**WHAT IS ASKED**
Give a verbatim copy of the lines below, minus the pictures.

BEGIN DATA SHOWN

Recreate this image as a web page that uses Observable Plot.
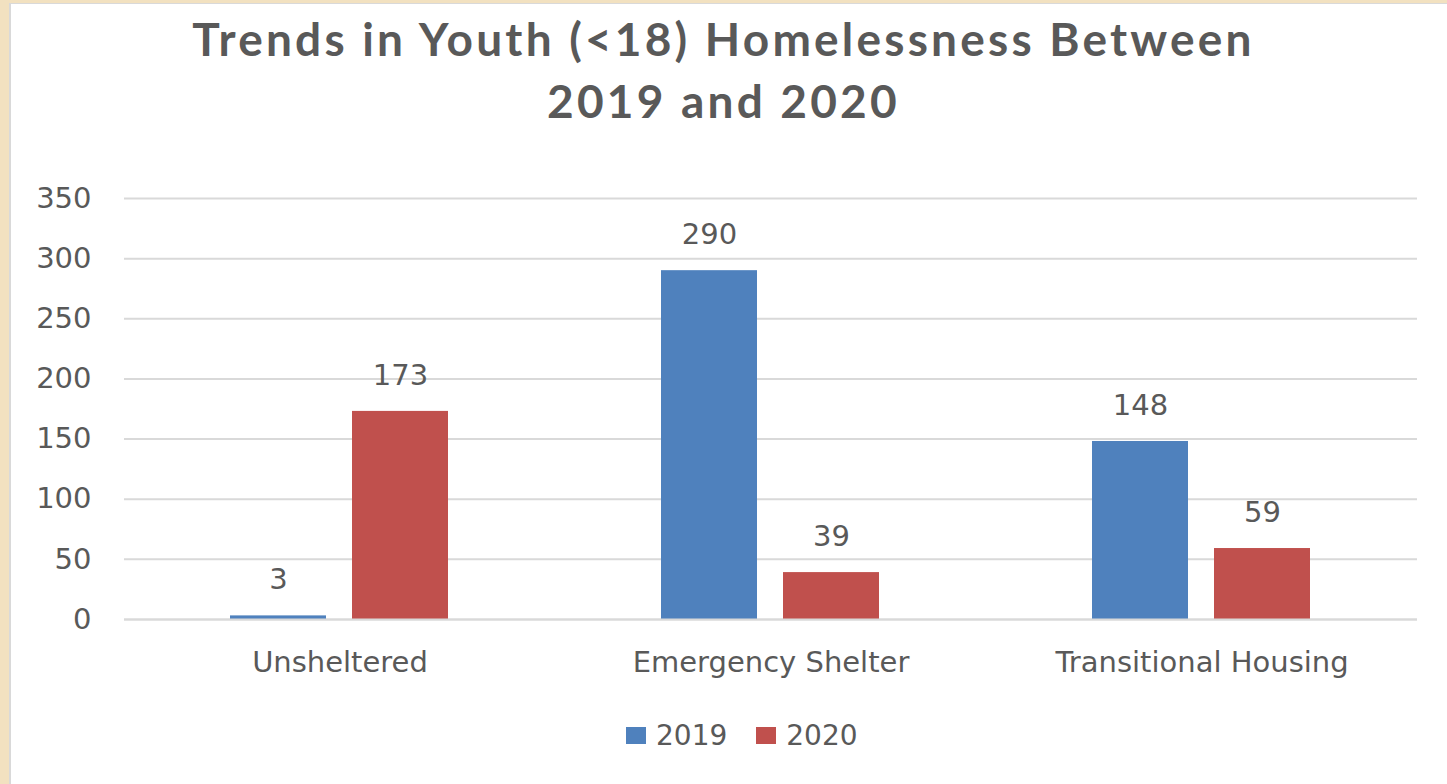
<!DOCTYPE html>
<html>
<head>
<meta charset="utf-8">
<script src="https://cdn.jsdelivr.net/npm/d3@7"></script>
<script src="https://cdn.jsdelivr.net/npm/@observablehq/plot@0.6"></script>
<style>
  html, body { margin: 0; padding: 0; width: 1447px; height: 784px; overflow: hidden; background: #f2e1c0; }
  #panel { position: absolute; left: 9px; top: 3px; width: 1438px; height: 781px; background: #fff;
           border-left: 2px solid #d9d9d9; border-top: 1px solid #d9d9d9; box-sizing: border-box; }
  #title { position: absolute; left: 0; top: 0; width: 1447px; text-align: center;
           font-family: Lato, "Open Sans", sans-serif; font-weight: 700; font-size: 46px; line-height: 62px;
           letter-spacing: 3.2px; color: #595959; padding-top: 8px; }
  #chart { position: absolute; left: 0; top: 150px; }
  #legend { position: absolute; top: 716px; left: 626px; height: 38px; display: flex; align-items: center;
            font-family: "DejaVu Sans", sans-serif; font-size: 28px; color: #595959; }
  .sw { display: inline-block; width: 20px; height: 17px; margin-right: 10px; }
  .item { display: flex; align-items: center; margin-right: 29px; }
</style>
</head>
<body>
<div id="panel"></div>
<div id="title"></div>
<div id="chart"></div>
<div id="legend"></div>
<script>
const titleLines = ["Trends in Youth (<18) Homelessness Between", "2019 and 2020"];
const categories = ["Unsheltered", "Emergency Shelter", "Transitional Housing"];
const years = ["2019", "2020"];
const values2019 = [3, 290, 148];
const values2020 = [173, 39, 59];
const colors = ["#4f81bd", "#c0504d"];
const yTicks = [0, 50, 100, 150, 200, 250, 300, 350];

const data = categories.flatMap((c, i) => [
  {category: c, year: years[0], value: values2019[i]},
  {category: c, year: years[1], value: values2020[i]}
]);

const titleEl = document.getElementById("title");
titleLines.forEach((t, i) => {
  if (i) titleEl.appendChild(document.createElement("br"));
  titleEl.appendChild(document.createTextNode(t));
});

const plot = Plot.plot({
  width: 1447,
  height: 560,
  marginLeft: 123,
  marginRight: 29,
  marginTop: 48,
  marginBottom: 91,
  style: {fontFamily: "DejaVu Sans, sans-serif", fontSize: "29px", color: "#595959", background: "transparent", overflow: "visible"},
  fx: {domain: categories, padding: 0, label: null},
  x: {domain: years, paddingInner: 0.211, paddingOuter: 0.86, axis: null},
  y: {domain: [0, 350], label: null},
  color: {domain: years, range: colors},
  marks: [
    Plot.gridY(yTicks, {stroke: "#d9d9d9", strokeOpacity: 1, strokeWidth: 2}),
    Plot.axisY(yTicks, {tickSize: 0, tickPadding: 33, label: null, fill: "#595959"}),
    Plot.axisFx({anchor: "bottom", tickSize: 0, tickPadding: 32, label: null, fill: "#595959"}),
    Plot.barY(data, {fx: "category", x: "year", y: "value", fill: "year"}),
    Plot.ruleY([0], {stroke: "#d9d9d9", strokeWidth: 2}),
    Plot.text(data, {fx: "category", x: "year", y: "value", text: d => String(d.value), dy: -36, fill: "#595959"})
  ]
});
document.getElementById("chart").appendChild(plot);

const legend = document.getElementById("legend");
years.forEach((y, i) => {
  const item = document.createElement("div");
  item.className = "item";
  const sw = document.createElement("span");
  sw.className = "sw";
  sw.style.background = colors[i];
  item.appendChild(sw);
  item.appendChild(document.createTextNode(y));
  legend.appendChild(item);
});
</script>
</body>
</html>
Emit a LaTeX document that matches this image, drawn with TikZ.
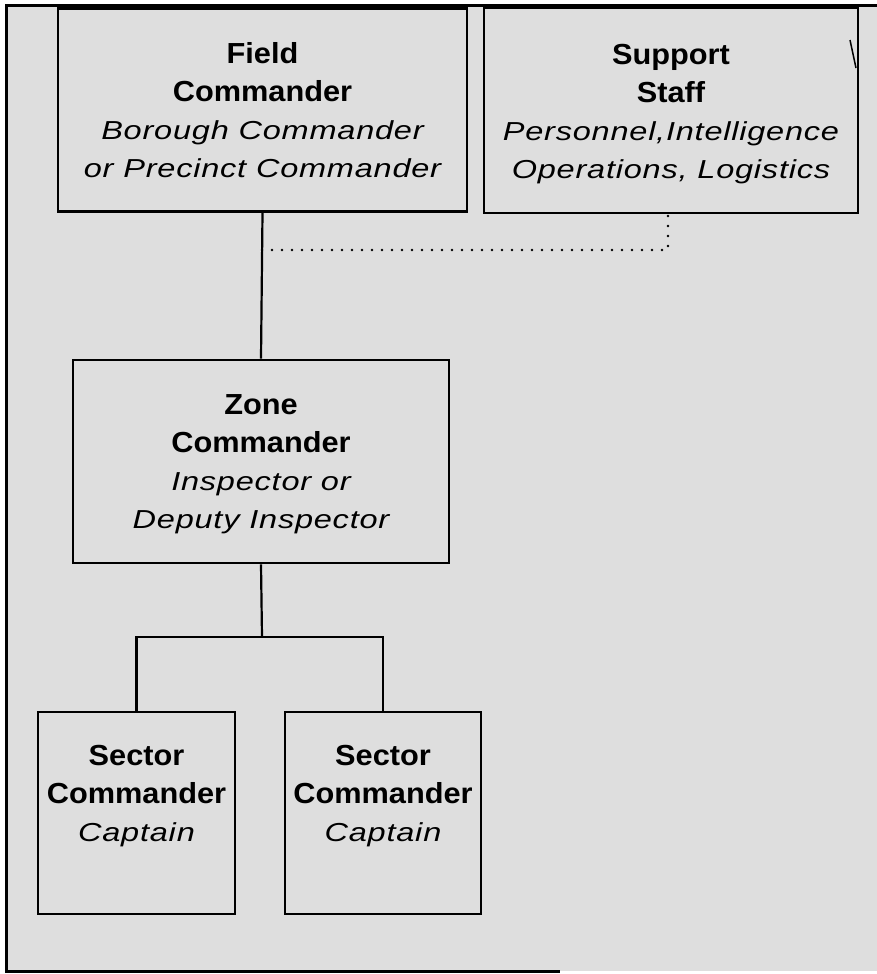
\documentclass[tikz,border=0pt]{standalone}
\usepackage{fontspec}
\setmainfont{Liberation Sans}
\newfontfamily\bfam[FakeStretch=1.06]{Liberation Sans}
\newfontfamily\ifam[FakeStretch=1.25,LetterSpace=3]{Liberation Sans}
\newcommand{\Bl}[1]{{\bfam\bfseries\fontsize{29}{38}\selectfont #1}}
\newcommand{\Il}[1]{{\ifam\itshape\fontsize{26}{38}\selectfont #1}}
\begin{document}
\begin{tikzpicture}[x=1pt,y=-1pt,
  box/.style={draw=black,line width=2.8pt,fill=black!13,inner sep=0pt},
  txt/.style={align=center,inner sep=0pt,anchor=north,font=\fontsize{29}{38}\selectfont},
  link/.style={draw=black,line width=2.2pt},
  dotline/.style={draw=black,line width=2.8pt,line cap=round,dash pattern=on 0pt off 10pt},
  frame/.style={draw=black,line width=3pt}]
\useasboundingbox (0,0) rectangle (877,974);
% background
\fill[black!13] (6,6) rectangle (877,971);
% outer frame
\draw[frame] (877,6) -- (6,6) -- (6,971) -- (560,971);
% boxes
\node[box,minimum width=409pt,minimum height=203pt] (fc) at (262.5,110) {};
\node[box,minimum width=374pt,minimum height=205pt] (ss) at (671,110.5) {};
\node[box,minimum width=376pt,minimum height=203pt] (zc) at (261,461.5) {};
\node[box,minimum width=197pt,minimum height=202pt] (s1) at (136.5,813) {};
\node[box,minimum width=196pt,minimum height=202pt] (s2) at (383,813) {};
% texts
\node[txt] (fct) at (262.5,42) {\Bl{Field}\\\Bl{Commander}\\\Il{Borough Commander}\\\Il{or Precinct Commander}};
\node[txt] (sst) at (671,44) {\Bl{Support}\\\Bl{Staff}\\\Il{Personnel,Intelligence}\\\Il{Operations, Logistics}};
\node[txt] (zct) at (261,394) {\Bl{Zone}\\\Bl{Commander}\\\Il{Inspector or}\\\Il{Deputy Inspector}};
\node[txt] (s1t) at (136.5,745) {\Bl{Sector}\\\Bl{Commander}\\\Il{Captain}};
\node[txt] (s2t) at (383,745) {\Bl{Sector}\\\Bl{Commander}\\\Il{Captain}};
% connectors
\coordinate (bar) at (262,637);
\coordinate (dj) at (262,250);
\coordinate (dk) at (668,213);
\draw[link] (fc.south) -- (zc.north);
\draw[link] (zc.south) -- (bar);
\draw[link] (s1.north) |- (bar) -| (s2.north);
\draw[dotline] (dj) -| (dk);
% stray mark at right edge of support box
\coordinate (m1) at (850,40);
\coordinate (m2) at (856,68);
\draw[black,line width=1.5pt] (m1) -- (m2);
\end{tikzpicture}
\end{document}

END DATA SHOWN

**TASK SOLUTION**
Recreate this image as a web page that uses Observable Plot.
<!DOCTYPE html>
<html>
<head>
<meta charset="utf-8">
<script src="https://cdn.jsdelivr.net/npm/d3@7"></script>
<script src="https://cdn.jsdelivr.net/npm/@observablehq/plot@0.6"></script>
<style>
  html, body { margin: 0; padding: 0; width: 1447px; height: 784px; overflow: hidden; background: #f2e1c0; }
  #panel { position: absolute; left: 9px; top: 3px; width: 1438px; height: 781px; background: #fff;
           border-left: 2px solid #d9d9d9; border-top: 1px solid #d9d9d9; box-sizing: border-box; }
  #title { position: absolute; left: 0; top: 0; width: 1447px; text-align: center;
           font-family: Lato, "Open Sans", sans-serif; font-weight: 700; font-size: 46px; line-height: 62px;
           letter-spacing: 3.2px; color: #595959; padding-top: 8px; }
  #chart { position: absolute; left: 0; top: 150px; }
  #legend { position: absolute; top: 716px; left: 626px; height: 38px; display: flex; align-items: center;
            font-family: "DejaVu Sans", sans-serif; font-size: 28px; color: #595959; }
  .sw { display: inline-block; width: 20px; height: 17px; margin-right: 10px; }
  .item { display: flex; align-items: center; margin-right: 29px; }
</style>
</head>
<body>
<div id="panel"></div>
<div id="title"></div>
<div id="chart"></div>
<div id="legend"></div>
<script>
const titleLines = ["Trends in Youth (<18) Homelessness Between", "2019 and 2020"];
const categories = ["Unsheltered", "Emergency Shelter", "Transitional Housing"];
const years = ["2019", "2020"];
const values2019 = [3, 290, 148];
const values2020 = [173, 39, 59];
const colors = ["#4f81bd", "#c0504d"];
const yTicks = [0, 50, 100, 150, 200, 250, 300, 350];

const data = categories.flatMap((c, i) => [
  {category: c, year: years[0], value: values2019[i]},
  {category: c, year: years[1], value: values2020[i]}
]);

const titleEl = document.getElementById("title");
titleLines.forEach((t, i) => {
  if (i) titleEl.appendChild(document.createElement("br"));
  titleEl.appendChild(document.createTextNode(t));
});

const plot = Plot.plot({
  width: 1447,
  height: 560,
  marginLeft: 123,
  marginRight: 29,
  marginTop: 48,
  marginBottom: 91,
  style: {fontFamily: "DejaVu Sans, sans-serif", fontSize: "29px", color: "#595959", background: "transparent", overflow: "visible"},
  fx: {domain: categories, padding: 0, label: null},
  x: {domain: years, paddingInner: 0.211, paddingOuter: 0.86, axis: null},
  y: {domain: [0, 350], label: null},
  color: {domain: years, range: colors},
  marks: [
    Plot.gridY(yTicks, {stroke: "#d9d9d9", strokeOpacity: 1, strokeWidth: 2}),
    Plot.axisY(yTicks, {tickSize: 0, tickPadding: 33, label: null, fill: "#595959"}),
    Plot.axisFx({anchor: "bottom", tickSize: 0, tickPadding: 32, label: null, fill: "#595959"}),
    Plot.barY(data, {fx: "category", x: "year", y: "value", fill: "year"}),
    Plot.ruleY([0], {stroke: "#d9d9d9", strokeWidth: 2}),
    Plot.text(data, {fx: "category", x: "year", y: "value", text: d => String(d.value), dy: -36, fill: "#595959"})
  ]
});
document.getElementById("chart").appendChild(plot);

const legend = document.getElementById("legend");
years.forEach((y, i) => {
  const item = document.createElement("div");
  item.className = "item";
  const sw = document.createElement("span");
  sw.className = "sw";
  sw.style.background = colors[i];
  item.appendChild(sw);
  item.appendChild(document.createTextNode(y));
  legend.appendChild(item);
});
</script>
</body>
</html>
Emit a LaTeX document that matches this image, drawn with TikZ.
\documentclass[tikz,border=0pt]{standalone}
\usepackage{fontspec}
\setmainfont{Liberation Sans}
\newfontfamily\bfam[FakeStretch=1.06]{Liberation Sans}
\newfontfamily\ifam[FakeStretch=1.25,LetterSpace=3]{Liberation Sans}
\newcommand{\Bl}[1]{{\bfam\bfseries\fontsize{29}{38}\selectfont #1}}
\newcommand{\Il}[1]{{\ifam\itshape\fontsize{26}{38}\selectfont #1}}
\begin{document}
\begin{tikzpicture}[x=1pt,y=-1pt,
  box/.style={draw=black,line width=2.8pt,fill=black!13,inner sep=0pt},
  txt/.style={align=center,inner sep=0pt,anchor=north,font=\fontsize{29}{38}\selectfont},
  link/.style={draw=black,line width=2.2pt},
  dotline/.style={draw=black,line width=2.8pt,line cap=round,dash pattern=on 0pt off 10pt},
  frame/.style={draw=black,line width=3pt}]
\useasboundingbox (0,0) rectangle (877,974);
% background
\fill[black!13] (6,6) rectangle (877,971);
% outer frame
\draw[frame] (877,6) -- (6,6) -- (6,971) -- (560,971);
% boxes
\node[box,minimum width=409pt,minimum height=203pt] (fc) at (262.5,110) {};
\node[box,minimum width=374pt,minimum height=205pt] (ss) at (671,110.5) {};
\node[box,minimum width=376pt,minimum height=203pt] (zc) at (261,461.5) {};
\node[box,minimum width=197pt,minimum height=202pt] (s1) at (136.5,813) {};
\node[box,minimum width=196pt,minimum height=202pt] (s2) at (383,813) {};
% texts
\node[txt] (fct) at (262.5,42) {\Bl{Field}\\\Bl{Commander}\\\Il{Borough Commander}\\\Il{or Precinct Commander}};
\node[txt] (sst) at (671,44) {\Bl{Support}\\\Bl{Staff}\\\Il{Personnel,Intelligence}\\\Il{Operations, Logistics}};
\node[txt] (zct) at (261,394) {\Bl{Zone}\\\Bl{Commander}\\\Il{Inspector or}\\\Il{Deputy Inspector}};
\node[txt] (s1t) at (136.5,745) {\Bl{Sector}\\\Bl{Commander}\\\Il{Captain}};
\node[txt] (s2t) at (383,745) {\Bl{Sector}\\\Bl{Commander}\\\Il{Captain}};
% connectors
\coordinate (bar) at (262,637);
\coordinate (dj) at (262,250);
\coordinate (dk) at (668,213);
\draw[link] (fc.south) -- (zc.north);
\draw[link] (zc.south) -- (bar);
\draw[link] (s1.north) |- (bar) -| (s2.north);
\draw[dotline] (dj) -| (dk);
% stray mark at right edge of support box
\coordinate (m1) at (850,40);
\coordinate (m2) at (856,68);
\draw[black,line width=1.5pt] (m1) -- (m2);
\end{tikzpicture}
\end{document}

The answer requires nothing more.